Here's all the recent times we embarrassed ourselves and then did it again.

by Katherine Gillespie
02 February 2016, 9:07am

The Hey Hey It's Saturday incident of 2009. Image via.

Here we are again. For some baffling reason, Australia still has a community of people who haven't noticed that blackface costumes are no longer okay. What might have been socially acceptable among the subtly racist 20 years ago, is now—thankfully—understood by the vast majority to be totally insensitive. Like a dog that's partial to shitting in the house but knows that such behaviour is frowned upon, Australians have mostly trained ourselves to not dress up in black face paint. But mostly is the operative word.
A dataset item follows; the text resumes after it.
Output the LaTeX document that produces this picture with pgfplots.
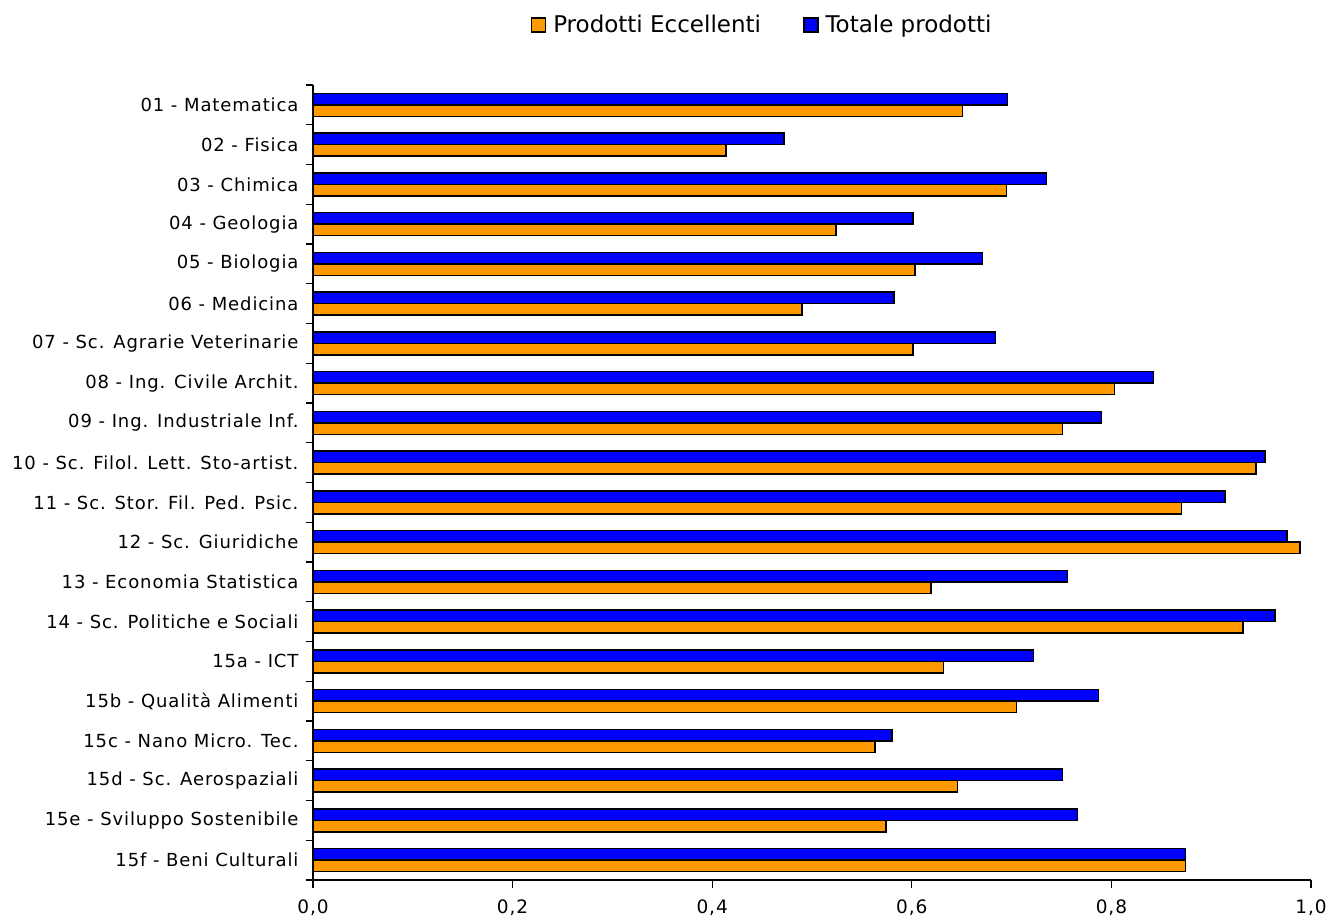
\documentclass[border=0pt]{standalone}
\usepackage{fontspec}
\setmainfont{DejaVu Sans}
\newfontfamily\labelfont{DejaVu Sans}[LetterSpace=5]
\usepackage{pgfplots}
\pgfplotsset{compat=1.18}
\definecolor{exorange}{HTML}{FF9900}
\definecolor{totblue}{HTML}{0000FF}
\begin{document}
\begin{tikzpicture}
\path[use as bounding box] (-313pt,-39pt) rectangle (1019pt,880pt);
\begin{axis}[
  at={(0pt,0pt)}, anchor=south west,
  scale only axis,
  width=998pt, height=795pt,
  xbar,
  xmin=0, xmax=1,
  ymin=-0.5, ymax=19.5,
  axis x line*=bottom,
  axis y line*=left,
  axis line style={line width=1.3pt, black},
  tick align=outside,
  major tick length=8pt,
  minor tick length=7pt,
  xtick={0,0.2,0.4,0.6,0.8,1.0},
  /pgf/number format/.cd, fixed, fixed zerofill, precision=1, use comma, assume math mode=true,
  /pgfplots/.cd,
  xticklabel style={font=\labelfont\fontsize{18.5}{21}\selectfont, yshift=-8pt},
  ytick={0,...,19},
  yticklabels={
    15f - Beni Culturali,
    15e - Sviluppo Sostenibile,
    15d - Sc. Aerospaziali,
    15c - Nano Micro. Tec.,
    15b - Qualità Alimenti,
    15a - ICT,
    14 - Sc. Politiche e Sociali,
    13 - Economia Statistica,
    12 - Sc. Giuridiche,
    11 - Sc. Stor. Fil. Ped. Psic.,
    10 - Sc. Filol. Lett. Sto-artist.,
    09 - Ing. Industriale Inf.,
    08 - Ing. Civile Archit.,
    07 - Sc. Agrarie Veterinarie,
    06 - Medicina,
    05 - Biologia,
    04 - Geologia,
    03 - Chimica,
    02 - Fisica,
    01 - Matematica},
  yticklabel style={font=\labelfont\fontsize{18}{21}\selectfont, xshift=-3pt},
  every major y tick/.append style={draw=none},
  minor ytick={-0.5,0.5,...,19.5},
  every minor y tick/.append style={line width=1.3pt, black},
  every major x tick/.append style={line width=1.3pt, black},
  bar width=11.5pt,
  legend columns=2,
  legend style={draw=none, fill=none, at={(0.450,1.0755)}, anchor=center,
    font=\fontsize{23}{26}\selectfont,
    /tikz/every odd column/.append style={column sep=5pt},
    /tikz/every even column/.append style={column sep=40pt}},
]
\addplot[xbar, bar shift=-5.75pt, fill=exorange, draw=black, line width=1.5pt,
  legend image code/.code={\draw[fill=exorange, draw=black, line width=1.5pt] (0pt,-7pt) rectangle (14pt,7pt);}]
  coordinates {
  (0.651,19) (0.414,18) (0.695,17) (0.524,16) (0.603,15)
  (0.490,14) (0.601,13) (0.803,12) (0.751,11) (0.945,10)
  (0.870,9) (0.989,8) (0.619,7) (0.932,6) (0.632,5)
  (0.705,4) (0.563,3) (0.646,2) (0.574,1) (0.874,0)};
\addlegendentry{Prodotti Eccellenti}
\addplot[xbar, bar shift=5.75pt, fill=totblue, draw=black, line width=1.5pt,
  legend image code/.code={\draw[fill=totblue, draw=black, line width=1.5pt] (0pt,-7pt) rectangle (14pt,7pt);}]
  coordinates {
  (0.696,19) (0.472,18) (0.735,17) (0.601,16) (0.671,15)
  (0.582,14) (0.684,13) (0.842,12) (0.790,11) (0.954,10)
  (0.914,9) (0.976,8) (0.756,7) (0.964,6) (0.722,5)
  (0.787,4) (0.580,3) (0.751,2) (0.766,1) (0.874,0)};
\addlegendentry{Totale prodotti}
\end{axis}
\end{tikzpicture}
\end{document}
Yesterday a Victorian education worker, Sis Austin, shared a photo of two guys at a party dressed as Indigenous Australians. The men were supposedly at a Saturday night party held at the Learmonth Football Club in Victoria. In her caption, Austin pointed out that the costumes were culturally insensitive, only for her friends to leap to the defence of the men in blackface.

The whole episode caught fire across social media, attracting the ire of singer Thelma Plum and Yorta Yorta rapper Briggs, who labelled the men as "redneck scumbags." Unfortunately, this is only the latest in a series of incidents that prove Australians still don't properly grasp why blackface is a bad idea.
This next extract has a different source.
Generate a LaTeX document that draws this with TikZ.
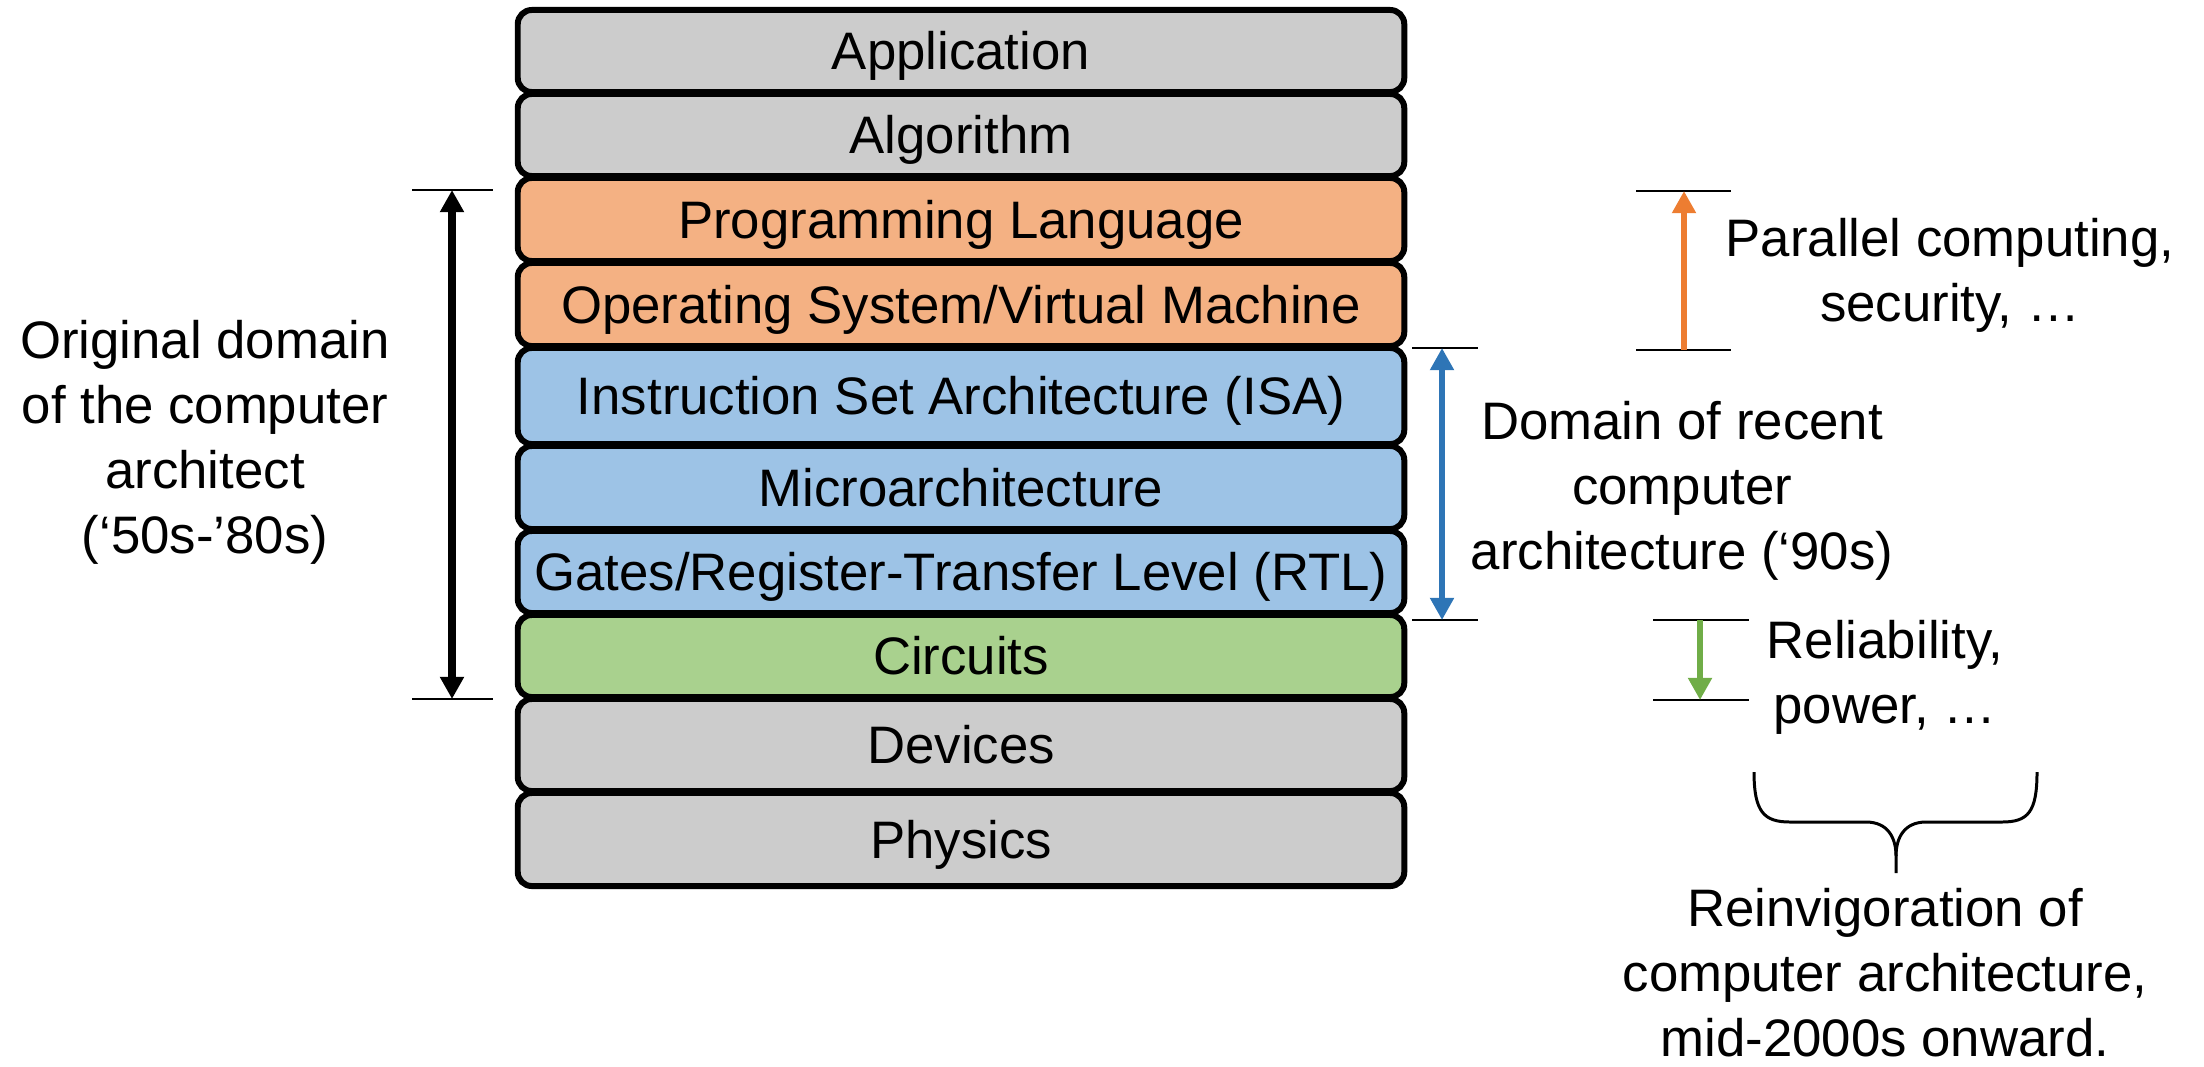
\documentclass[tikz,border=0pt]{standalone}
\usepackage{fontspec}
\setmainfont{Liberation Sans}
\usetikzlibrary{arrows.meta}
\definecolor{laygray}{HTML}{CCCCCC}
\definecolor{layorange}{HTML}{F4B183}
\definecolor{layblue}{HTML}{9DC3E6}
\definecolor{laygreen}{HTML}{A9D18E}
\definecolor{arrorange}{HTML}{ED7D31}
\definecolor{arrblue}{HTML}{2E75B6}
\definecolor{arrgreen}{HTML}{70AD47}
\begin{document}
\begin{tikzpicture}[x=0.01cm,y=-0.01cm,
  font=\fontsize{15}{18.5}\selectfont,
  layer/.style={draw=black, line width=1.7pt, rounded corners=4pt,
    minimum width=8.86cm, inner sep=0pt, outer sep=0pt,
    text height=10.7pt, text depth=0pt},
  lbl/.style={align=center, inner sep=0pt},
  tickline/.style={line width=0.5pt, draw=black},
  tipA/.tip={Triangle[width=6.5pt,length=6.3pt]},
  dimarrow/.style={line width=1.7pt}]
\useasboundingbox (0,0) rectangle (2204,1066);

% layer stack
\node[layer, fill=laygray,   minimum height=0.82cm] (app)   at (961,51)    {Application};
\node[layer, fill=laygray,   minimum height=0.82cm] (alg)   at (961,135)   {Algorithm};
\node[layer, fill=layorange, minimum height=0.83cm] (pl)    at (961,219.5) {Programming Language};
\node[layer, fill=layorange, minimum height=0.83cm] (os)    at (961,304.5) {Operating System/Virtual Machine};
\node[layer, fill=layblue,   minimum height=0.96cm] (isa)   at (961,396)   {Instruction Set Architecture (ISA)};
\node[layer, fill=layblue,   minimum height=0.83cm] (micro) at (961,487.5) {Microarchitecture};
\node[layer, fill=layblue,   minimum height=0.82cm] (rtl)   at (961,572)   {Gates/Register-Transfer Level (RTL)};
\node[layer, fill=laygreen,  minimum height=0.82cm] (circ)  at (961,656)   {Circuits};
\node[layer, fill=laygray,   minimum height=0.92cm] (dev)   at (961,745)   {Devices};
\node[layer, fill=laygray,   minimum height=0.93cm] (phys)  at (961,839.5) {Physics};

% black dimension arrow (original domain)
\coordinate (bkTl) at (412,190); \coordinate (bkTr) at (493,190);
\coordinate (bkBl) at (412,699); \coordinate (bkBr) at (493,699);
\coordinate (bkT) at (452,190); \coordinate (bkB) at (452,699);
\draw[tickline] (bkTl) -- (bkTr);
\draw[tickline] (bkBl) -- (bkBr);
\draw[line width=2pt, {tipA}-{tipA}] (bkT) -- (bkB);
\node[lbl] (orig) at (205,442) {Original domain\\of the computer\\architect\\(‘50s-’80s)};

% blue dimension arrow (recent domain)
\coordinate (blTl) at (1412,348); \coordinate (blTr) at (1478,348);
\coordinate (blBl) at (1412,620); \coordinate (blBr) at (1478,620);
\coordinate (blT) at (1442,348); \coordinate (blB) at (1442,620);
\draw[tickline] (blTl) -- (blTr);
\draw[tickline] (blBl) -- (blBr);
\draw[dimarrow, draw=arrblue, fill=arrblue, {tipA}-{tipA}] (blT) -- (blB);
\node[lbl] (recent) at (1682,491) {Domain of recent\\computer\\architecture (‘90s)};

% orange arrow (parallel computing)
\coordinate (orTl) at (1636,191); \coordinate (orTr) at (1731,191);
\coordinate (orBl) at (1636,350); \coordinate (orBr) at (1731,350);
\coordinate (orT) at (1684,191); \coordinate (orB) at (1684,350);
\draw[tickline] (orTl) -- (orTr);
\draw[tickline] (orBl) -- (orBr);
\draw[dimarrow, draw=arrorange, fill=arrorange, -{tipA}] (orB) -- (orT);
\node[lbl] (par) at (1950,275) {Parallel computing,\\security, …};

% green arrow (reliability)
\coordinate (grTl) at (1653,620); \coordinate (grTr) at (1749,620);
\coordinate (grBl) at (1653,700); \coordinate (grBr) at (1749,700);
\coordinate (grT) at (1700,620); \coordinate (grB) at (1700,700);
\draw[tickline] (grTl) -- (grTr);
\draw[tickline] (grBl) -- (grBr);
\draw[dimarrow, draw=arrgreen, fill=arrgreen, -{tipA}] (grT) -- (grB);
\node[lbl] (rel) at (1885,677) {Reliability,\\power, …};

% brace
\coordinate (brL) at (1754,772);
\coordinate (brR) at (2037,772);
\coordinate (brTip) at (1896,873);
\draw[line width=0.85pt, line join=round]
  (brL) .. controls (1754,812) and (1764,822) .. (1790,822)
  -- (1866,822) .. controls (1888,822) and (1896,838) .. (1896,856) -- (brTip);
\draw[line width=0.85pt, line join=round]
  (brR) .. controls (2037,812) and (2028,822) .. (2002,822)
  -- (1926,822) .. controls (1904,822) and (1896,838) .. (1896,856);
\node[lbl] (reinv) at (1885,973) {Reinvigoration of\\computer architecture,\\mid-2000s onward.};
\end{tikzpicture}
\end{document}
The most notorious example of Australian blackface controversy in recent memory is, of course, the Jackson JiveHey Hey It's Saturday incident of 2009. The reunion special featured a group of men in blackface performing an exaggerated Jackson Five routine, complete with minstrel-style theatrics. Worse still, it was actually their second appearance on the show. They'd performed the same routine 20 years earlier back in 1989.

Perplexed guest judge Harry Connick Jr was forced to gracefully explain to viewers why he had found the blackface minstrel skit so offensive, while host Daryl Somers played the incident down as an example of cultural differences between Australia and the United States. At the end of the episode Somers apologised for offending Connick Jr, although not for offending viewers or African Americans.

We'd seen it all before. Ten years earlier, Sam Newman appeared on The Footy Show in blackface after Indigenous player Nicky Winmar cancelled an appearance on the show. This incident was especially potent given Winmar had faced several incidences of racial vilification over the course of his career.

In 1993 he and his St Kilda teammate Gilbert McAdam withstood racist taunts from an aggressive Collingwood crowd in Victoria Park. Following a St Kilda victory, Winmar faced the crowd while pulling up his shirt and pointing to his skin. A photograph of the incident made front pages of newspapers the next day, and is now one of the most iconic images in Australian sport. Apparently, this wasn't enough to stop Newman caricaturing the player on national television just six years later.

If the internet in 1999 was more like it is now, Newman would have come under a lot more fire for his actions. Indeed, the Hey Hey It's Saturday's Jackson Jive performance that took place ten years afterwards was criticised by sites like Gawker, and made international headlines on sites around the globe.

We're getting better at calling this stuff out, but it's still happening. Just ask Olivia Mahon, whose African themed 21st party went viral when screenshots from a public Facebook photo album revealed several instances of blackface. That same year, Delta Goodrem was forced to distance herself from a photo she'd retweeted of The Voice fans dressing up as their favourite judges, including Seal, whose race was referenced with black body paint.

Most recently, at the Australian Open last month, a Serena Williams supporter (holding a large "Keep Calm and Be Serena" sign for the cameras) wore blackface to her tennis idol's semi-final match. Even as a die hard fan, she'd got it wrong.

Of course the disquieting thing about these incidents is their total ignorance. Time and time again, it seems Australians simply don't get how offensive racial caricaturing is, and assume that a lack of malicious intent is enough of a defence. A tip for any readers in danger of becoming a social media fatality, it isn't.